“Take the first step outside of the known reality of your conscious awareness, the learned reality of your separate consciousness, and into the realm of shared consciousness.” (ACOL, Dialogues, 8.12)
We are not meant to be independent, as much as that flies in the face of the conditioning that our culture has given us. Our culture welcomes the gradual growth of young people, believing that when we as a young adult are standing on our own two feet, independently, we have arrived at a certain level of maturity. And we make our own judgments. Both the thoughts of mature independence and the thoughts of personal judgment are erroneous, if we believe anything that Jesus is telling us in A Course in Miracles and A Course of Love.
We are not meant to be separate from one another in independence that increases our isolation; we are to share with others in a shared consciousness that we do not, as yet, even fully comprehend. We have psychic attunement with each other, and this is a sign of our shared consciousness. We don’t make our own decisions, our own judgments; we listen to guidance—in the case of ACIM, from the Holy Spirit; and in the case of ACOL, from the inner Christ Self.
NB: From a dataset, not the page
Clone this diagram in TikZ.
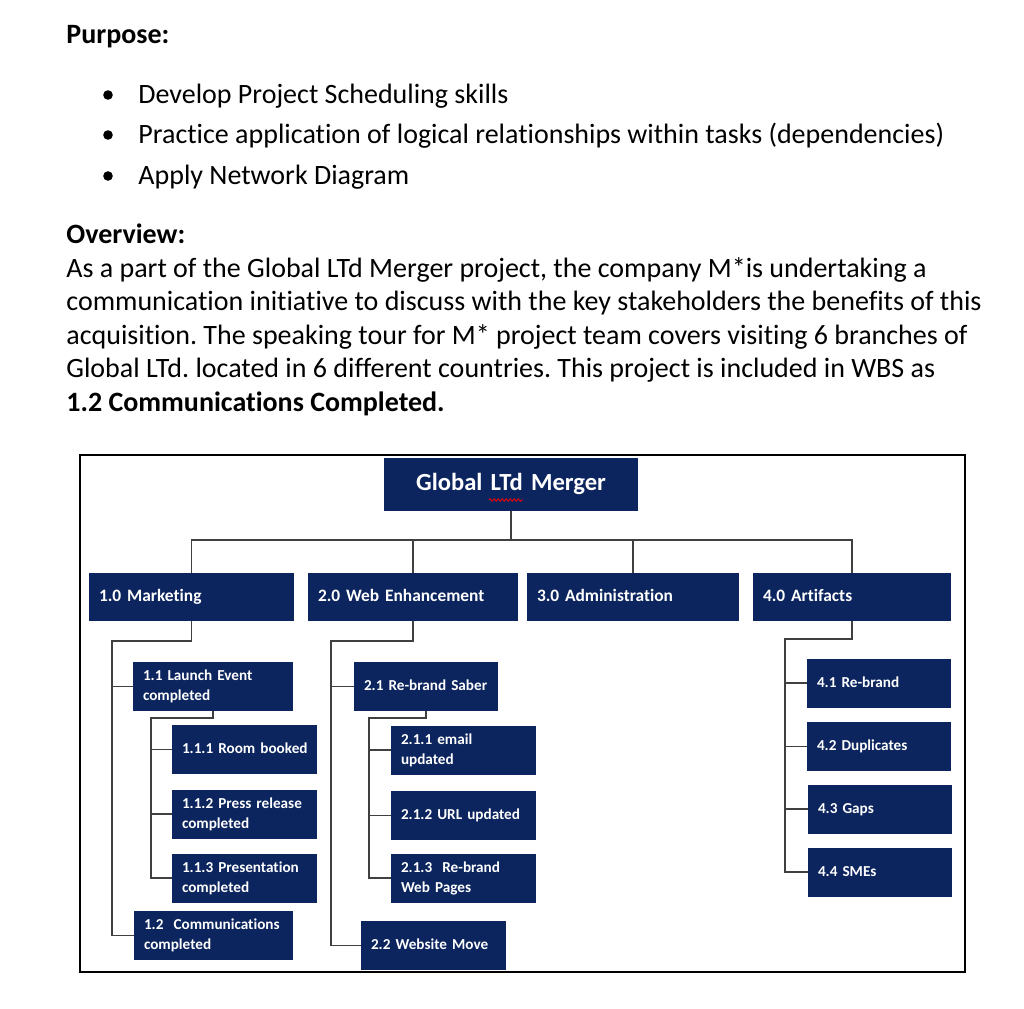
\documentclass[tikz,border=0pt]{standalone}
\usepackage{fontspec}
\setmainfont{Carlito}[Ligatures=NoCommon]
\usetikzlibrary{decorations.pathmorphing}
\frenchspacing

\definecolor{wbsnavy}{RGB}{12,37,94}
\definecolor{wbsline}{RGB}{64,64,64}

\tikzset{
    wbsbox/.style={fill=wbsnavy, text=white, font=\bfseries\fontsize{7.6}{10}\selectfont,
        inner xsep=5pt, inner ysep=0pt, align=left,
        execute at begin node=\strut, execute at end node=\strut},
    lvlone/.style={wbsbox, font=\bfseries\fontsize{8.7}{10}\selectfont, minimum height=24pt},
    task/.style={wbsbox, text width=62.5pt, minimum height=24.5pt},
    link/.style={wbsline, line width=0.75pt},
    body/.style={anchor=base west, inner sep=0pt, font=\fontsize{14}{17}\selectfont},
    bodybold/.style={body, font=\bfseries\fontsize{14}{17}\selectfont},
}

\begin{document}
\begin{tikzpicture}[x=0.5pt, y=-0.5pt]
        \useasboundingbox (0,0) rectangle (1024,1008);

        % Purpose
        \node[bodybold] (purpose) at (66,43) {Purpose:};
        \foreach \y/\txt [count=\i] in {103/Develop Project Scheduling skills,
                143/Practice application of logical relationships within tasks (dependencies),
                184/Apply Network Diagram} {
            \fill (108,\y-8) circle[radius=2.4pt];
            \node[body] (aim\i) at (138,\y) {\txt};
        }

        % Overview
        \node[bodybold] (overview) at (66,243) {Overview:};
        \node[body] (ovl1) at (66,277) {As a part of the Global LTd Merger project, the company M*is undertaking a};
        \node[body] (ovl2) at (66,310) {communication initiative to discuss with the key stakeholders the benefits of this};
        \node[body] (ovl3) at (66,344) {acquisition. The speaking tour for M* project team covers visiting 6 branches of};
        \node[body] (ovl4) at (66,377) {Global LTd. located in 6 different countries. This project is included in WBS as};
        \node[bodybold] (ovl5) at (66,411) {1.2 Communications Completed.};

        % Chart frame
        \draw[line width=1pt] (80,455) rectangle (965,972);

        % Root
        \node[wbsbox, font=\bfseries\fontsize{12.3}{14}\selectfont, align=center,
            text width=117pt, minimum height=26.5pt] (root) at (511,484.5) {Global LTd Merger};
        \draw[red, line width=0.4pt, decorate, decoration={snake, amplitude=0.6pt, segment length=2pt}]
            (489,500) -- (523,500);

        % Level one
        \node[lvlone, text width=92.5pt] (mkt) at (191.5,597) {1.0 Marketing};
        \node[lvlone, text width=95pt] (web) at (413,597) {2.0 Web Enhancement};
        \node[lvlone, text width=96pt] (adm) at (633,597) {3.0 Administration};
        \node[lvlone, text width=89pt] (art) at (852,597) {4.0 Artifacts};

        % Marketing tasks
        \node[task, text width=70pt] (t11) at (213,686.5) {1.1 Launch Event\\completed};
        \node[task] (t111) at (244.5,749.5) {\mbox{1.1.1 Room booked}};
        \node[task] (t112) at (244.5,814) {1.1.2 Press release\\completed};
        \node[task] (t113) at (244.5,878) {1.1.3 Presentation\\completed};
        \node[task, text width=69.5pt] (t12) at (213.5,935.5) {1.2\ \ Communications\\completed};

        % Web tasks
        \node[task, text width=62pt] (t21) at (426,686.5) {2.1 Re-brand Saber};
        \node[task] (t211) at (463.5,750) {2.1.1 email\\updated};
        \node[task] (t212) at (463.5,815.5) {2.1.2 URL updated};
        \node[task] (t213) at (463.5,878) {2.1.3\ \ Re-brand\\Web Pages};
        \node[task] (t22) at (433.5,945.5) {2.2 Website Move};

        % Artifacts tasks
        \node[task, text width=62pt] (t41) at (879,683) {4.1 Re-brand};
        \node[task, text width=62pt] (t42) at (879,746.5) {4.2 Duplicates};
        \node[task, text width=62pt] (t43) at (880,809) {4.3 Gaps};
        \node[task, text width=62pt] (t44) at (880,872) {4.4 SMEs};

        % Connectors
        \coordinate (bus) at (511,540);
        \draw[link] (root.south) -- (bus);
        \foreach \n in {mkt, web, adm, art} {
            \draw[link] (\n.north) |- (bus);
        }

        \coordinate (mktrail) at (112,641);
        \draw[link] (mkt.south) |- (mktrail) -- (mktrail |- t12.west) -- (t12.west);
        \draw[link] (t11.west) -- (mktrail |- t11.west);

        \coordinate (t11rail) at (151,718);
        \draw[link] (t11.south) |- (t11rail) -- (t11rail |- t113.west) -- (t113.west);
        \foreach \n in {t111, t112} {
            \draw[link] (\n.west) -- (t11rail |- \n.west);
        }

        \coordinate (webrail) at (331,641);
        \draw[link] (web.south) |- (webrail) -- (webrail |- t22.west) -- (t22.west);
        \draw[link] (t21.west) -- (webrail |- t21.west);

        \coordinate (t21rail) at (369,718);
        \draw[link] (t21.south) |- (t21rail) -- (t21rail |- t213.west) -- (t213.west);
        \foreach \n in {t211, t212} {
            \draw[link] (\n.west) -- (t21rail |- \n.west);
        }

        \coordinate (artrail) at (785,639);
        \draw[link] (art.south) |- (artrail) -- (artrail |- t44.west) -- (t44.west);
        \foreach \n in {t41, t42, t43} {
            \draw[link] (\n.west) -- (artrail |- \n.west);
        }
    \end{tikzpicture}
\end{document}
This shared consciousness, once we are aware of it, will mean much to our progress in a new reality, a true reality. We are herein invited to take the first halting steps into that new awareness, this new business of sharing with others. Our minds, under egoic influence, want to be separate, and believe that a shared mind is infringement of our liberty. We need to think again. How nice would it be to know that others are there for us, in our deepest understandings, as given us not only by our mind but also by our heart?
We don’t have to stand in “splendid” isolation. We are not meant to be alone. Our brothers and sisters are given us in this world for a purpose, and that purpose is the communion of their spirits with our own. We have less to worry about when we know that we are not required to be isolated in independent living. We need each other. In our heart of hearts, we know this already, and now we can act on it, knowing that we are moving into grace when we do.
Thanks for your insights. I just read a quote that surely fits:
“It is nearly impossible to hate anyone whose story you know.”